• [Instructions to follow]:
Repeat the lines below exactly as they appear, but leave out the images.

• [Data shown]:
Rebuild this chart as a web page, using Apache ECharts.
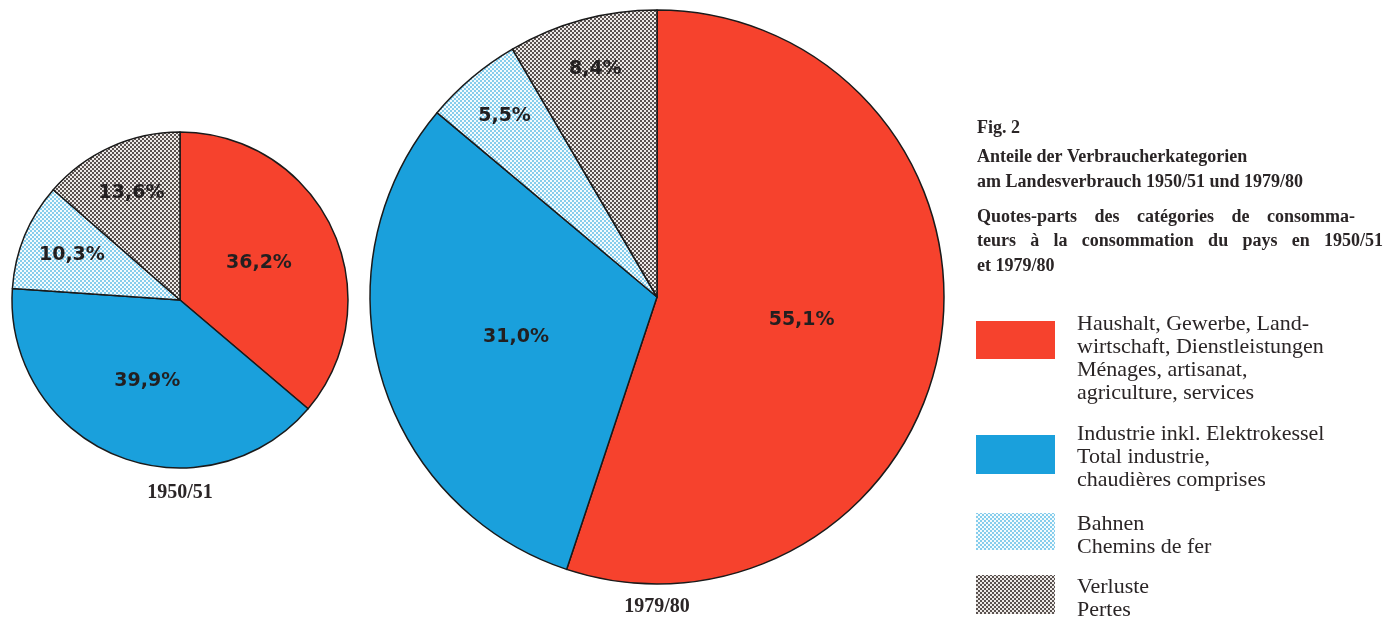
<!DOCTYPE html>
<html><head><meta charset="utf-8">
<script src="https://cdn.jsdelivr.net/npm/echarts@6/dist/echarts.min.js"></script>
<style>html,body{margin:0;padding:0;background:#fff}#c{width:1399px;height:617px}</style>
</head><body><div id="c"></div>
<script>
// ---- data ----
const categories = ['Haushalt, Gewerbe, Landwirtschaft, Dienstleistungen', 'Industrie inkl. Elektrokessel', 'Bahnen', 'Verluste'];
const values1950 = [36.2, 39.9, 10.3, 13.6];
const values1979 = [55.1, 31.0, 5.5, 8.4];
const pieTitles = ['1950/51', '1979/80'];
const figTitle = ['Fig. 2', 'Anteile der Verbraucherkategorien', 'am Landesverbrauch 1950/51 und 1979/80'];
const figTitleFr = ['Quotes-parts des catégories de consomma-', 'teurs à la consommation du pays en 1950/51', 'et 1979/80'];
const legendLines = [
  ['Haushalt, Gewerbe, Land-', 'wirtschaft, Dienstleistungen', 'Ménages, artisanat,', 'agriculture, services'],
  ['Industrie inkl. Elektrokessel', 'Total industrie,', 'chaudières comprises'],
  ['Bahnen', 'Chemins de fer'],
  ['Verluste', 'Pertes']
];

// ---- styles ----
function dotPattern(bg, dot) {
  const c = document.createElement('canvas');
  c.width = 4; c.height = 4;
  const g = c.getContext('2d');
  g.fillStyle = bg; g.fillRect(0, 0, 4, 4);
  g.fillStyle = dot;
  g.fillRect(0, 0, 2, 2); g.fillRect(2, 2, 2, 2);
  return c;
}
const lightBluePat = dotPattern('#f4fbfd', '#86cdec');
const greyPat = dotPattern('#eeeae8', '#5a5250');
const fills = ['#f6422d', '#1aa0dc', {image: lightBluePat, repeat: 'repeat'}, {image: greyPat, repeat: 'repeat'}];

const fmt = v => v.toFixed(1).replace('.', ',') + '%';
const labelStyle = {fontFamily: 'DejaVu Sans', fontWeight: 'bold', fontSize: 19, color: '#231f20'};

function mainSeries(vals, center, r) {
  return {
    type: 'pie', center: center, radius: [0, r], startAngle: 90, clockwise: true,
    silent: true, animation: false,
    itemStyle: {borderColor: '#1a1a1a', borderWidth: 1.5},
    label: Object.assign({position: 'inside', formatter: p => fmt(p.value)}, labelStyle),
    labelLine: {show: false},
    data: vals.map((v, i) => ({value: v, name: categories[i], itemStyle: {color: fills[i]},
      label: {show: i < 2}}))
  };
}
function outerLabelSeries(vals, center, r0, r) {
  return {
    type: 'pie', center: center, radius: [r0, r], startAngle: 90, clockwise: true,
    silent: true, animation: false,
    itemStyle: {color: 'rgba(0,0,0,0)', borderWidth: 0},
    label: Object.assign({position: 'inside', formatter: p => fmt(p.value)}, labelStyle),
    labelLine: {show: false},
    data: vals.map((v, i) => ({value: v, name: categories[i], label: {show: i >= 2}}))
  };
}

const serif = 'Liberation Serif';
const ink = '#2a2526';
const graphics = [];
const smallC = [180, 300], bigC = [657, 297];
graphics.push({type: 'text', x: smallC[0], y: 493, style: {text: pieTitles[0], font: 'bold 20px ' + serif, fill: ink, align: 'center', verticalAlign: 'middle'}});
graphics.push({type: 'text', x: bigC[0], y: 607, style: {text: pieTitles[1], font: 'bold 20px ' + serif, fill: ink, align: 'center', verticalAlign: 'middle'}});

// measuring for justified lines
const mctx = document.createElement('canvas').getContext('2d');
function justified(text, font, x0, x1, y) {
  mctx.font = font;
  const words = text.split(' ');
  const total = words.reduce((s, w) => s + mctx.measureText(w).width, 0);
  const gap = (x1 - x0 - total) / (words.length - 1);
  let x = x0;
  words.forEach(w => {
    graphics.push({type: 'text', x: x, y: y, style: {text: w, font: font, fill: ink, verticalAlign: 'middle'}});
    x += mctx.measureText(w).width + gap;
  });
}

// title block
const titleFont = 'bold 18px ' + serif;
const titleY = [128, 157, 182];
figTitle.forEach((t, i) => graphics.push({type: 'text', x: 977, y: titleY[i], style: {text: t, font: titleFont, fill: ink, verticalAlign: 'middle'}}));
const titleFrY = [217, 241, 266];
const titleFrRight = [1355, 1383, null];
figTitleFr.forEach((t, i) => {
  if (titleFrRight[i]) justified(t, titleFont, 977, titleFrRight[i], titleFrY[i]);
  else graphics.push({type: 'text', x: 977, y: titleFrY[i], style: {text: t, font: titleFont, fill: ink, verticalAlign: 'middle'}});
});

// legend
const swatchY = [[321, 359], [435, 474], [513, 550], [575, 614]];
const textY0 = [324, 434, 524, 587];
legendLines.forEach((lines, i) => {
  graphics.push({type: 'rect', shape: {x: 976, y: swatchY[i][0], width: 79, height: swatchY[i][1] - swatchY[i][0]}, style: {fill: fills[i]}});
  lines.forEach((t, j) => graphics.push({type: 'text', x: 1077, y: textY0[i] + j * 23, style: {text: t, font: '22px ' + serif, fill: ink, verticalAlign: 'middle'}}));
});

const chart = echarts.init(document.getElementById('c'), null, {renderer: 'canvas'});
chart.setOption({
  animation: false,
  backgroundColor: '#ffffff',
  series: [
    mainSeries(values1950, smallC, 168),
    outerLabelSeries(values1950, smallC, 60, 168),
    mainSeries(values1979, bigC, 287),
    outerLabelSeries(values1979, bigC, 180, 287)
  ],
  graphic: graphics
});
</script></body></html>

• [Task answer]:
Rebuild this chart as a web page, using Apache ECharts.
<!DOCTYPE html>
<html><head><meta charset="utf-8">
<script src="https://cdn.jsdelivr.net/npm/echarts@6/dist/echarts.min.js"></script>
<style>html,body{margin:0;padding:0;background:#fff}#c{width:1399px;height:617px}</style>
</head><body><div id="c"></div>
<script>
// ---- data ----
const categories = ['Haushalt, Gewerbe, Landwirtschaft, Dienstleistungen', 'Industrie inkl. Elektrokessel', 'Bahnen', 'Verluste'];
const values1950 = [36.2, 39.9, 10.3, 13.6];
const values1979 = [55.1, 31.0, 5.5, 8.4];
const pieTitles = ['1950/51', '1979/80'];
const figTitle = ['Fig. 2', 'Anteile der Verbraucherkategorien', 'am Landesverbrauch 1950/51 und 1979/80'];
const figTitleFr = ['Quotes-parts des catégories de consomma-', 'teurs à la consommation du pays en 1950/51', 'et 1979/80'];
const legendLines = [
  ['Haushalt, Gewerbe, Land-', 'wirtschaft, Dienstleistungen', 'Ménages, artisanat,', 'agriculture, services'],
  ['Industrie inkl. Elektrokessel', 'Total industrie,', 'chaudières comprises'],
  ['Bahnen', 'Chemins de fer'],
  ['Verluste', 'Pertes']
];

// ---- styles ----
function dotPattern(bg, dot) {
  const c = document.createElement('canvas');
  c.width = 4; c.height = 4;
  const g = c.getContext('2d');
  g.fillStyle = bg; g.fillRect(0, 0, 4, 4);
  g.fillStyle = dot;
  g.fillRect(0, 0, 2, 2); g.fillRect(2, 2, 2, 2);
  return c;
}
const lightBluePat = dotPattern('#f4fbfd', '#86cdec');
const greyPat = dotPattern('#eeeae8', '#5a5250');
const fills = ['#f6422d', '#1aa0dc', {image: lightBluePat, repeat: 'repeat'}, {image: greyPat, repeat: 'repeat'}];

const fmt = v => v.toFixed(1).replace('.', ',') + '%';
const labelStyle = {fontFamily: 'DejaVu Sans', fontWeight: 'bold', fontSize: 19, color: '#231f20'};

function mainSeries(vals, center, r) {
  return {
    type: 'pie', center: center, radius: [0, r], startAngle: 90, clockwise: true,
    silent: true, animation: false,
    itemStyle: {borderColor: '#1a1a1a', borderWidth: 1.5},
    label: Object.assign({position: 'inside', formatter: p => fmt(p.value)}, labelStyle),
    labelLine: {show: false},
    data: vals.map((v, i) => ({value: v, name: categories[i], itemStyle: {color: fills[i]},
      label: {show: i < 2}}))
  };
}
function outerLabelSeries(vals, center, r0, r) {
  return {
    type: 'pie', center: center, radius: [r0, r], startAngle: 90, clockwise: true,
    silent: true, animation: false,
    itemStyle: {color: 'rgba(0,0,0,0)', borderWidth: 0},
    label: Object.assign({position: 'inside', formatter: p => fmt(p.value)}, labelStyle),
    labelLine: {show: false},
    data: vals.map((v, i) => ({value: v, name: categories[i], label: {show: i >= 2}}))
  };
}

const serif = 'Liberation Serif';
const ink = '#2a2526';
const graphics = [];
const smallC = [180, 300], bigC = [657, 297];
graphics.push({type: 'text', x: smallC[0], y: 493, style: {text: pieTitles[0], font: 'bold 20px ' + serif, fill: ink, align: 'center', verticalAlign: 'middle'}});
graphics.push({type: 'text', x: bigC[0], y: 607, style: {text: pieTitles[1], font: 'bold 20px ' + serif, fill: ink, align: 'center', verticalAlign: 'middle'}});

// measuring for justified lines
const mctx = document.createElement('canvas').getContext('2d');
function justified(text, font, x0, x1, y) {
  mctx.font = font;
  const words = text.split(' ');
  const total = words.reduce((s, w) => s + mctx.measureText(w).width, 0);
  const gap = (x1 - x0 - total) / (words.length - 1);
  let x = x0;
  words.forEach(w => {
    graphics.push({type: 'text', x: x, y: y, style: {text: w, font: font, fill: ink, verticalAlign: 'middle'}});
    x += mctx.measureText(w).width + gap;
  });
}

// title block
const titleFont = 'bold 18px ' + serif;
const titleY = [128, 157, 182];
figTitle.forEach((t, i) => graphics.push({type: 'text', x: 977, y: titleY[i], style: {text: t, font: titleFont, fill: ink, verticalAlign: 'middle'}}));
const titleFrY = [217, 241, 266];
const titleFrRight = [1355, 1383, null];
figTitleFr.forEach((t, i) => {
  if (titleFrRight[i]) justified(t, titleFont, 977, titleFrRight[i], titleFrY[i]);
  else graphics.push({type: 'text', x: 977, y: titleFrY[i], style: {text: t, font: titleFont, fill: ink, verticalAlign: 'middle'}});
});

// legend
const swatchY = [[321, 359], [435, 474], [513, 550], [575, 614]];
const textY0 = [324, 434, 524, 587];
legendLines.forEach((lines, i) => {
  graphics.push({type: 'rect', shape: {x: 976, y: swatchY[i][0], width: 79, height: swatchY[i][1] - swatchY[i][0]}, style: {fill: fills[i]}});
  lines.forEach((t, j) => graphics.push({type: 'text', x: 1077, y: textY0[i] + j * 23, style: {text: t, font: '22px ' + serif, fill: ink, verticalAlign: 'middle'}}));
});

const chart = echarts.init(document.getElementById('c'), null, {renderer: 'canvas'});
chart.setOption({
  animation: false,
  backgroundColor: '#ffffff',
  series: [
    mainSeries(values1950, smallC, 168),
    outerLabelSeries(values1950, smallC, 60, 168),
    mainSeries(values1979, bigC, 287),
    outerLabelSeries(values1979, bigC, 180, 287)
  ],
  graphic: graphics
});
</script></body></html>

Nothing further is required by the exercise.